For the moment, most Democrats are a lot more united than Republicans on the debt debate. But they are increasingly restive as they balance loyalty to Obama and their commitment to preserving entitlement programs and tax equity, core principles they see as being chucked overboard in the interest of appeasing tea party Republicans.

Even the least painful resolution to the crisis — a plan backed by Obama and Senate Majority Leader Harry Reid (D-Nev.) that is a cocktail of deep cuts in discretionary public spending and infrastructure improvements without a whiff of the tax-the-wealthy agenda that has been a staple Democratic demand — is poison to many progressives.

This is not the first time we’ve heard liberals complain about President Obama. They were upset over the health care bill (particularly, the abandonment of the public option), as well as the extension of the Bush tax cuts in December.

This is a difficult frustration for conservatives to understand – because Obama appears so liberal to them. But I think some broader perspective will help clarify why liberals feel so aggrieved.

Between 1968 and 2004 liberals did not win a single presidential election. Republicans won seven of the ten elections held during this period, and Southern, moderate Democrats won the other three. Worse for liberals, both Jimmy Carter and Bill Clinton regularly governed without much regard for the liberal flank of their own party – as can be seen in Carter’s opposition to a universal health care bill sponsored by Ted Kennedy, and Bill Clinton agreeing to NAFTA, a balanced budget, and welfare reform.

That’s not to say liberals never won the party nomination. They did, plenty of times – Hubert Humphrey, George McGovern, Walter Mondale, Michael Dukakis, and John Kerry were all from one part or another of the liberal wing. And Al Gore, who had been a moderate in Congress, reinvented himself as a “people versus the powerful” populist to head off the Ralph Nader challenge. The problem for the liberals is that in each of these instances, Republicans were more or less able to paint the Democratic nominee as out of the mainstream, particularly on cultural issues.

Then along comes Barack Obama, an extremely appealing candidate for liberals. For starters, his background as a state senator in Hyde Park indicated pretty clearly that he was on the left-hand side of his party. Yet at the same time Obama proved himself extremely adept at avoiding the kind of entanglements that undermined candidates like Dukakis and Kerry. There was no Willie Horton furlough flap. No Kerry moment – “I voted for it before I voted against it.”  And, unlike Al Gore, Obama could articulate traditional Democratic themes without sounding like an over-rehearsed imitation of William Jennings Bryan.

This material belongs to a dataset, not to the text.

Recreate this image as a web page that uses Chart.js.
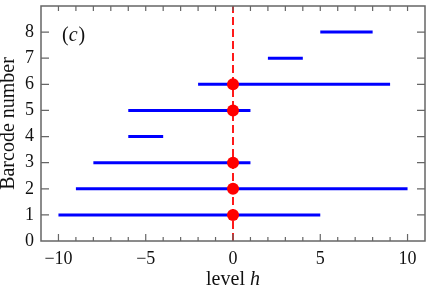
<!DOCTYPE html>
<html>
<head>
<meta charset="utf-8">
<script src="https://cdn.jsdelivr.net/npm/chart.js@4"></script>
<style>
html,body{margin:0;padding:0;background:#fff;}
#wrap{width:431px;height:290px;}
</style>
</head>
<body>
<div id="wrap"><canvas id="chart" width="431" height="290"></canvas></div>
<script>
// one interval per barcode number
var barcodeIds = [1, 2, 3, 4, 5, 6, 7, 8];
var barStart = [-10, -9, -8, -6, -6, -2, 2, 5];
var barEnd = [5, 10, 1, -4, 1, 9, 4, 8];
// red markers on the level h = 0 line
var dotBarcodes = [1, 2, 3, 5, 6];
var dotLevels = [0, 0, 0, 0, 0];
// axes
var xTickValues = [-10, -5, 0, 5, 10];
var yTickValues = [0, 1, 2, 3, 4, 5, 6, 7, 8];
var xRange = [-11, 11];
var yRange = [0, 9];
var refLevel = 0;

var serif = '"Liberation Serif", "DejaVu Serif", serif';
var textColor = '#111';
var frameColor = '#666';

function minus(v) {
  return v < 0 ? '\u2212' + Math.abs(v) : String(v);
}

var datasets = [];
barcodeIds.forEach(function (id, i) {
  datasets.push({
    data: [{x: barStart[i], y: id}, {x: barEnd[i], y: id}],
    showLine: true,
    borderColor: '#0000ff',
    borderWidth: 3,
    pointRadius: 0,
    order: 2
  });
});
// dashed reference line
datasets.push({
  data: [{x: refLevel, y: yRange[0]}, {x: refLevel, y: yRange[1]}],
  showLine: true,
  borderColor: '#ff1a1a',
  borderWidth: 2,
  borderDash: [8, 4],
  pointRadius: 0,
  order: 1
});
datasets.push({
  data: dotBarcodes.map(function (b, i) { return {x: dotLevels[i], y: b}; }),
  backgroundColor: '#ff0000',
  borderWidth: 0,
  pointRadius: 6,
  order: 0
});

// no extra room for edge labels, the chart area fills the frame
function noPad(s) {
  s.paddingTop = 0; s.paddingBottom = 0;
  s.paddingLeft = 0; s.paddingRight = 0;
}

// frame, inside ticks, x title and panel label
var framePlugin = {
  id: 'frame',
  afterDatasetsDraw: function (chart) {
    var ctx = chart.ctx, a = chart.chartArea;
    var xs = chart.scales.x, ys = chart.scales.y;
    ctx.save();
    ctx.strokeStyle = frameColor;
    ctx.lineWidth = 1.5;
    ctx.strokeRect(a.left, a.top, a.right - a.left, a.bottom - a.top);
    ctx.lineWidth = 1.2;
    ctx.beginPath();
    for (var v = -10; v <= 10; v++) {
      var px = xs.getPixelForValue(v);
      var len = v % 5 === 0 ? 7 : 4;
      ctx.moveTo(px, a.bottom); ctx.lineTo(px, a.bottom - len);
      ctx.moveTo(px, a.top); ctx.lineTo(px, a.top + 5);
    }
    for (var k = 1; k <= 8; k++) {
      var py = ys.getPixelForValue(k);
      ctx.moveTo(a.left, py); ctx.lineTo(a.left + 8, py);
      ctx.moveTo(a.right, py); ctx.lineTo(a.right - 8, py);
    }
    ctx.stroke();

    ctx.fillStyle = textColor;
    ctx.textBaseline = 'alphabetic';
    ctx.textAlign = 'left';
    // x title "level h"
    var f1 = '20px ' + serif, f2 = 'italic 20px ' + serif;
    ctx.font = f1; var w1 = ctx.measureText('level ').width;
    ctx.font = f2; var w2 = ctx.measureText('h').width;
    var cx = xs.getPixelForValue(refLevel);
    var x0 = cx - (w1 + w2) / 2;
    ctx.font = f1; ctx.fillText('level ', x0, 285);
    ctx.font = f2; ctx.fillText('h', x0 + w1, 285);
    // panel label "(c)"
    var lx = 62;
    ctx.font = f1; ctx.fillText('(', lx, 41);
    lx += ctx.measureText('(').width;
    ctx.font = f2; ctx.fillText('c', lx, 41);
    lx += ctx.measureText('c').width + 1;
    ctx.font = f1; ctx.fillText(')', lx, 41);
    ctx.restore();
  }
};

new Chart(document.getElementById('chart').getContext('2d'), {
  type: 'scatter',
  data: {datasets: datasets},
  options: {
    responsive: false,
    animation: false,
    devicePixelRatio: 1,
    layout: {padding: {top: 1, right: 2, left: 0, bottom: 0}},
    plugins: {legend: {display: false}, tooltip: {enabled: false}},
    scales: {
      x: {
        type: 'linear',
        min: xRange[0],
        max: xRange[1],
        grid: {display: false, drawTicks: false},
        border: {display: false},
        ticks: {
          font: {family: serif, size: 18},
          color: textColor,
          padding: 7,
          maxRotation: 0,
          autoSkip: false,
          callback: function (v) { return minus(v); }
        },
        afterBuildTicks: function (s) {
          s.ticks = xTickValues.map(function (v) { return {value: v}; });
        },
        afterFit: function (s) { s.height = 49; noPad(s); }
      },
      y: {
        type: 'linear',
        min: yRange[0],
        max: yRange[1],
        grid: {display: false, drawTicks: false},
        border: {display: false},
        ticks: {
          font: {family: serif, size: 18},
          color: textColor,
          padding: 7,
          autoSkip: false
        },
        afterBuildTicks: function (s) {
          s.ticks = yTickValues.map(function (v) { return {value: v}; });
        },
        title: {
          display: true,
          text: 'Barcode number',
          color: textColor,
          font: {family: serif, size: 20, lineHeight: 0.85},
          padding: {top: 0, bottom: 0}
        },
        afterFit: function (s) { s.width = 41; noPad(s); }
      }
    }
  },
  plugins: [framePlugin]
});
</script>
</body>
</html>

Obama had two hugely important assets in this regard. First of all, his rhetorical skills are impressive in many ways. It’'s not just that his stump speeches inspired the left; it is also nearly impossible to pin him down in interviews. He is easily one of the best filibusterers in modern political history, able to dodge tough questions while seeming to answer them. This is a rare talent; I've never seen another politician as naturally skilled at this as Obama.